If one is uncertain; one is certainly an evidentialist?

Someone pointed me to the following quote on facebook yesterday:

The Baptist is inherently an evidentialist. They must look to subjective always changing evidence to prove covenant membership.

A Presbyterian assumes an objective, universal standard for membership that can be known with certainty.

A Baptist cannot claim certainty.

Granted, this is a non-sequitur in its own right as it stands. It seems to be a post meant to start what those of us who have been around Internet discussions a while call a “flame war” about the subject of baptism in some purported presuppositionalist sub-group. I choose to ignore that for now to address something else entirely.

I want to address the seeming conflation between having certainty on the one hand and being uncertain on the other; where the implication is that being uncertain “makes one inherently an evidentialist.”
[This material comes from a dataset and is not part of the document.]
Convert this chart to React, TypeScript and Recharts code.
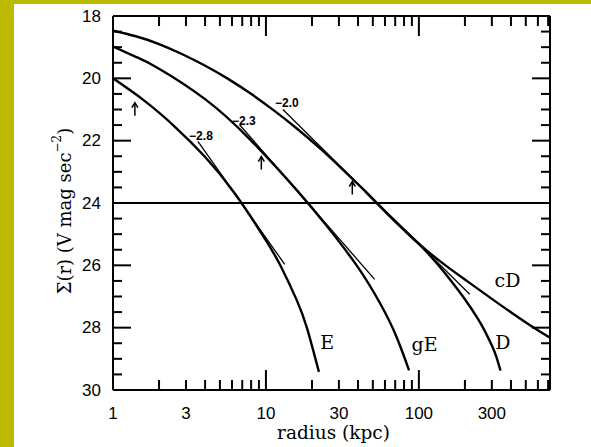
import React from "react";
import { LineChart, Line, XAxis, YAxis, ReferenceLine, ReferenceDot } from "recharts";

// surface-brightness profiles, radius in kpc vs V mag arcsec^-2
const eR = [1, 1.585, 2.51, 3.98, 6.31, 10, 12.6, 15.85, 18.6, 22.2];
const eMag = [20.0, 20.7, 21.53, 22.51, 23.72, 25.2, 26.06, 27.1, 28.03, 29.42];

const gER = [1, 1.41, 2, 3.98, 7.94, 15.85, 25.1, 39.8, 56.2, 70.8, 86.3];
const gEMag = [18.98, 19.31, 19.69, 20.66, 21.98, 23.58, 24.75, 26.05, 27.25, 28.25, 29.37];

const cDR = [1, 1.41, 2, 2.82, 3.98, 5.62, 7.94, 11.2, 15.85, 22.4, 31.6, 44.7, 63.1, 98.5, 150, 210, 330, 536, 720];
const cDMag = [18.47, 18.65, 18.9, 19.22, 19.59, 20.01, 20.49, 21.02, 21.6, 22.23, 22.91, 23.63, 24.37, 25.28, 26.01, 26.53, 27.22, 27.93, 28.32];

// D follows cD in the inner part, then drops
const dR = [44.7, 63.1, 98.5, 130, 165, 200, 240, 270, 300, 320, 342];
const dMag = [23.63, 24.37, 25.28, 25.92, 26.54, 27.09, 27.67, 28.11, 28.57, 28.91, 29.38];

// power-law tangents
const tangentNames = ["−2.8", "−2.3", "−2.0"];
const tangentR = [[3.59, 13.27], [6.72, 51.4], [12.9, 215]];
const tangentMag = [[22.02, 25.97], [21.49, 26.45], [21.0, 26.93]];
const tangentLabelR = [3.76, 7.18, 13.7];
const tangentLabelMag = [21.84, 21.36, 20.78];

const arrowR = [1.39, 9.33, 36.7];
const arrowMag = [20.78, 22.51, 23.31];

const typeNames = ["E", "gE", "D", "cD"];
const typeLabelR = [25.1, 109, 354, 380];
const typeLabelMag = [28.46, 28.53, 28.46, 26.48];

const xTicks = [1, 2, 3, 4, 5, 6, 7, 8, 9, 10, 20, 30, 40, 50, 60, 70, 80, 90, 100, 200, 300, 400, 500, 600, 700];
const xMajor = [1, 10, 100];
const xTickLabels = [1, 3, 10, 30, 100, 300];
const yTicks = [18, 18.5, 19, 19.5, 20, 20.5, 21, 21.5, 22, 22.5, 23, 23.5, 24, 24.5, 25, 25.5, 26, 26.5, 27, 27.5, 28, 28.5, 29, 29.5, 30];
const yTickLabels = [18, 20, 22, 24, 26, 28, 30];

const toPoints = (rs: number[], ms: number[]) => rs.map((r, i) => ({ r, mag: ms[i] }));

const tickFont = { fontFamily: "Liberation Sans, Arial, sans-serif", fontSize: 17, fill: "#000" };
const serif = "DejaVu Serif, serif";

function XTick({ x, y, payload, top }: any) {
  const v = payload.value;
  const len = xMajor.includes(v) ? 20 : 10;
  const dir = top ? 1 : -1;
  return (
    <g>
      <line x1={x} y1={y} x2={x} y2={y + dir * len} stroke="#000" strokeWidth={2} />
      {!top && xTickLabels.includes(v) && (
        <text x={x} y={y + 28.5} textAnchor="middle" {...tickFont}>
          {v}
        </text>
      )}
    </g>
  );
}

function YTick({ x, y, payload, right }: any) {
  const v = payload.value;
  const len = v % 2 === 0 ? 18 : 9;
  const dir = right ? -1 : 1;
  return (
    <g>
      <line x1={x} y1={y} x2={x + dir * len} y2={y} stroke="#000" strokeWidth={2} />
      {!right && yTickLabels.includes(v) && (
        <text x={x - 12} y={y} textAnchor="end" dominantBaseline="central" {...tickFont}>
          {v}
        </text>
      )}
    </g>
  );
}

function YTitle({ viewBox }: any) {
  const cx = viewBox.x + 50;
  const cy = viewBox.y + viewBox.height / 2 + 8;
  return (
    <text
      x={cx}
      y={cy}
      transform={`rotate(-90, ${cx}, ${cy})`}
      textAnchor="middle"
      dominantBaseline="central"
      fontFamily={serif}
      fontSize={18}
      fill="#000"
    >
      Σ(r) (V mag sec
      <tspan dy={-7} fontSize={12}>−2</tspan>
      <tspan dy={7}>)</tspan>
    </text>
  );
}

function XTitle({ viewBox }: any) {
  return (
    <text
      x={viewBox.x + viewBox.width / 2 + 2}
      y={viewBox.y + 49}
      textAnchor="middle"
      fontFamily={serif}
      fontSize={18.5}
      fill="#000"
    >
      radius (kpc)
    </text>
  );
}

export default function App() {
  const curves = [
    toPoints(eR, eMag),
    toPoints(gER, gEMag),
    toPoints(cDR, cDMag),
    toPoints(dR, dMag),
  ];

  return (
    <div style={{ position: "absolute", left: 0, top: 0, width: 591, height: 447, background: "#bdb800" }}>
      <div style={{ position: "absolute", left: 14, top: 4, width: 577, height: 443, background: "#fff" }}>
        <LineChart width={577} height={443} margin={{ top: 0, right: 0, bottom: 0, left: 0 }}>
          <XAxis
            xAxisId="b"
            dataKey="r"
            type="number"
            scale="log"
            domain={[1, 720]}
            allowDataOverflow
            ticks={xTicks}
            interval={0}
            tickSize={0}
            tickMargin={0}
            tick={<XTick />}
            axisLine={{ stroke: "#000", strokeWidth: 2 }}
            height={57}
            label={<XTitle />}
          />
          <XAxis
            xAxisId="t"
            orientation="top"
            dataKey="r"
            type="number"
            scale="log"
            domain={[1, 720]}
            allowDataOverflow
            ticks={xTicks}
            interval={0}
            tickSize={0}
            tickMargin={0}
            tick={<XTick top />}
            axisLine={{ stroke: "#000", strokeWidth: 2 }}
            height={12}
          />
          <YAxis
            yAxisId="l"
            type="number"
            domain={[18, 30]}
            reversed
            allowDataOverflow
            ticks={yTicks}
            interval={0}
            tickSize={0}
            tickMargin={0}
            tick={<YTick />}
            axisLine={{ stroke: "#000", strokeWidth: 2 }}
            width={99}
            label={<YTitle />}
          />
          <YAxis
            yAxisId="r"
            orientation="right"
            type="number"
            domain={[18, 30]}
            reversed
            allowDataOverflow
            ticks={yTicks}
            interval={0}
            tickSize={0}
            tickMargin={0}
            tick={<YTick right />}
            axisLine={{ stroke: "#000", strokeWidth: 2 }}
            width={41}
          />

          <ReferenceLine xAxisId="t" yAxisId="r" y={24} stroke="#000" strokeWidth={1.8} />

          {curves.map((pts, i) => (
            <Line
              key={"c" + i}
              xAxisId="b"
              yAxisId="l"
              data={pts}
              dataKey="mag"
              type="natural"
              stroke="#000"
              strokeWidth={2.4}
              dot={false}
              isAnimationActive={false}
            />
          ))}

          {tangentR.map((rs, i) => (
            <Line
              key={"t" + i}
              xAxisId="b"
              yAxisId="l"
              data={toPoints(rs, tangentMag[i])}
              dataKey="mag"
              type="linear"
              stroke="#000"
              strokeWidth={1.3}
              dot={false}
              isAnimationActive={false}
            />
          ))}

          {tangentNames.map((name, i) => (
            <ReferenceDot
              key={"tl" + i}
              xAxisId="b"
              yAxisId="l"
              x={tangentLabelR[i]}
              y={tangentLabelMag[i]}
              shape={(p: any) => (
                <text
                  x={p.cx}
                  y={p.cy}
                  textAnchor="middle"
                  dominantBaseline="central"
                  fontFamily="Liberation Sans, Arial, sans-serif"
                  fontSize={12}
                  fontWeight="bold"
                  fill="#000"
                >
                  {name}
                </text>
              )}
            />
          ))}

          {arrowR.map((r, i) => (
            <ReferenceDot
              key={"a" + i}
              xAxisId="b"
              yAxisId="l"
              x={r}
              y={arrowMag[i]}
              shape={(p: any) => (
                <g stroke="#000" strokeWidth={1.5} fill="none">
                  <line x1={p.cx} y1={p.cy} x2={p.cx} y2={p.cy + 13} />
                  <polyline points={`${p.cx - 3},${p.cy + 5} ${p.cx},${p.cy} ${p.cx + 3},${p.cy + 5}`} />
                </g>
              )}
            />
          ))}

          {typeNames.map((name, i) => (
            <ReferenceDot
              key={"n" + i}
              xAxisId="b"
              yAxisId="l"
              x={typeLabelR[i]}
              y={typeLabelMag[i]}
              shape={(p: any) => (
                <text
                  x={p.cx}
                  y={p.cy}
                  textAnchor="middle"
                  dominantBaseline="central"
                  fontFamily={serif}
                  fontSize={19}
                  fill="#000"
                >
                  {name}
                </text>
              )}
            />
          ))}
        </LineChart>
      </div>
    </div>
  );
}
1. Contributor C. L. Bolt addressed the confusion regarding Van Til’s argument and the certainty/uncertainty dilemma on May 20, of 2012.

2. The idea of certainty assumed by the quotation is much more inline with the scripturalism of Clark and Cheung than Van Til.

3. Evidentialism is not simply making judgements from evidence. If this facebook poster were to be consistent in maintaining that the use of looking at evidence and making a judgement was evidentialism, then the command to judge prophets (though the use of prophet in Matthew 7:15-20 is a very broad sense meaning anyone who speaks for Christ, i.e. preachers, teachers, evangelists, etc.) on what they produce in the living of their lives would make each and every Christian an evidentialist by divine command. I doubt the poster would accept such a proposition.